Hands On: Zeiss 25mm f2 for Canon EF

At Photo Plus Expo 2011, Zeiss announced the new 25mm f2 lens in Canon and Nikon mount. Fortunately, they had a unit available at the show to play with. After a brief test, we were able to secure a loaner unit and a full review will be coming. But here are some quick first impressions of the lens on the Canon 5D Mk II.

Note that this lens was, “the closest pre-production unit to the production version” of the lens.

Tech Specs

Taken from Zeiss’s website.

Focal length 25 mm
Aperture range f/2.0 – f/22
Focusing range 0.25 m – infinity
Number of elements/groups 11/10
Angular field, diag./horiz./vert. 81°/71°/51°
Coverage at close range 219 x 144 mm
Filter thread M 67 x 0,75
Dimensions (with caps) ø 71 – 73 mm, length 95 – 98 mm
Weight 570-600 g
Camera mounts EF Mount (ZE)
F Mount (ZF.2)

Ergonomics

Being a photographer that shoots mostly with prime lenses, using the Zeiss 25mm f2 felt right at home with me. Despite the fact that this is a manual focus only lens, I didn’t mind not feeling my way around the lens for an AF/MF switch. Instead, I was pleasantly surprised by another awesome feature.

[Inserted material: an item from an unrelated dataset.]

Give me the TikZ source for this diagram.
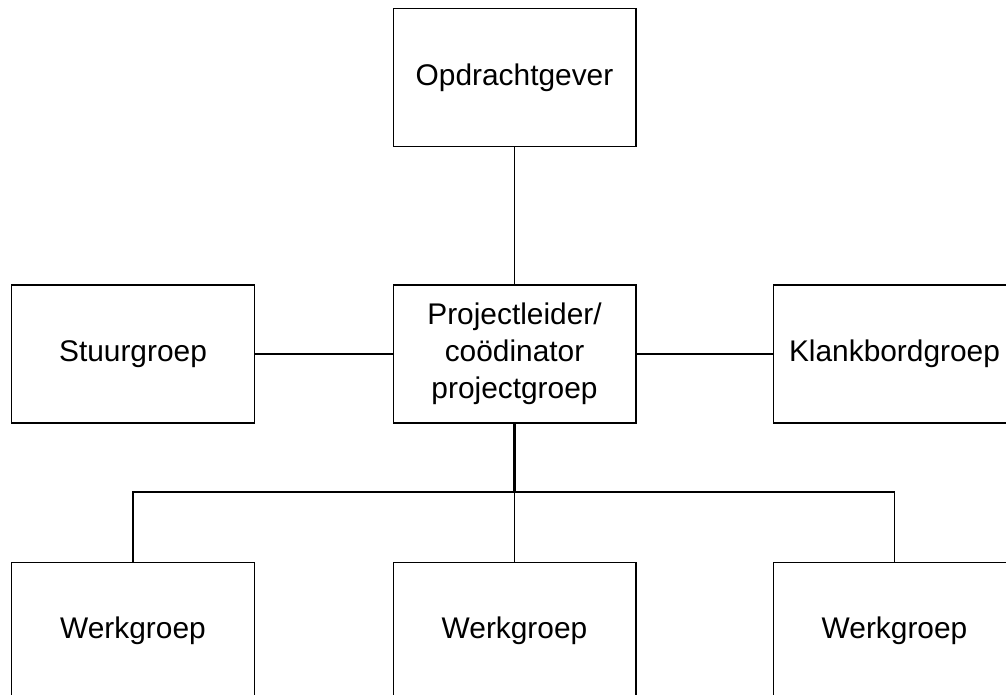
\documentclass[tikz,border=0pt]{standalone}
\usepackage{fontspec}
\setmainfont{Liberation Sans}
\begin{document}
\begin{tikzpicture}[x=0.02cm, y=-0.02cm, line width=0.6pt,
    box/.style={draw, minimum width=4.86cm, minimum height=2.76cm, inner sep=0pt,
        align=center, font=\fontsize{17}{21}\selectfont}]
    \path[use as bounding box, clip](0,0) rectangle (1006,694);
    % top row
    \node[box] (opdr) at (514.5,77.5) {Opdrachtgever};
    % middle row
    \node[box] (proj) at (514.5,354) {Projectleider/\\coödinator\\projectgroep};
    \node[box] (stuur) at (133,354) {Stuurgroep};
    \node[box] (klank) at (894.5,354) {Klankbordgroep};
    % bottom row, cut off by the page
    \foreach \x/\n in {133/1, 514.5/2, 894.5/3}
{
    \node[box] (werk\n) at (\x,631) {Werkgroep};
}
\coordinate (bus) at (514.5,492);
\draw (opdr) -- (proj);
\draw (stuur) -- (proj);
\draw (proj) -- (klank);
\draw[line width=1.4pt] (proj) -- (bus);
\draw (bus) -| (werk1);
\draw (bus) -| (werk3);
\draw (bus) -- (werk2);
\end{tikzpicture}
\end{document}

The problem with many Canon lenses are that there is no effective depth of field scale. Granted, they were designed to be used with autofocus as the primary focusing method; and for that they work extremely well. But sometimes you want a depth of field scale, and Zeiss has that. It comes in use when you don’t have a split-prism screen to aid in focusing.

The lens feels very good in the hands as do all Zeiss lenses. Granted, it is a bit heavy due to the metal construction.

As with all Zeiss lenses, the depth of field scale can easily be mistake for an aperture ring. However, this lens doesn’t have an aperture ring.

Focusing

The Zeiss lens is an all manual focus beast. The focusing of this lens is very smooth and there is enough resistance to provide a very balanced taste. By that, I mean that one can focus from the minimum 10″ to infinity quickly or they can take their time and slowly and painstakingly focus with ease. Depending on your need, it will be satisfied by the focusing ring.

To boot, the lens also has an AF confirmation chip built in to help aid with focusing.

Build Quality

The Zeiss 25mm f2 is built extremely well. With its all metal construction, the lens feels as if it will stand up to the roughest of camera/lens bumps with ease. Even so, I’d want to put a filter in front of the lens to really protect it from anything and everything.

Image Quality (Canon 5D Mk II)

Focusing the lens can be tough at times.

Though the lens doesn’t seem to be super-extremely sharp, the lens seems to offer lots of microcontrast which helps to make whatever is in focus pop out a bit. There is also some very gorgeous focus fall off.

What seems even nicer about this lens (and even quite amazing) is the fact that the color rendition looks very film-like. Though it isn’t perfectly accurate, the colors that this lens helps to deliver when attached to the Canon 5D Mk II seem to look like Portra or very washed out Ektachrome.

For the photographer that appreciates film, you’ll love this lens.

From my quick test, the skin tonality from this lens looks muted. The lens also seems to have a weird problem. Take a look at the bottom right of the image above. Notice how purple the area is right next to Gevon? It wasn’t like that in real life. I also have no idea why that would have happened.

However, the Zeiss reps did say that it was the closest pre-production unit to the real thing.

Correction: The purple is a reflection of the carpet on the trade show floor. We apologize for any errors.

Again, I see some very weird purple color rendition towards the bottom of the image. I will be looking into this further during my full review of the lens.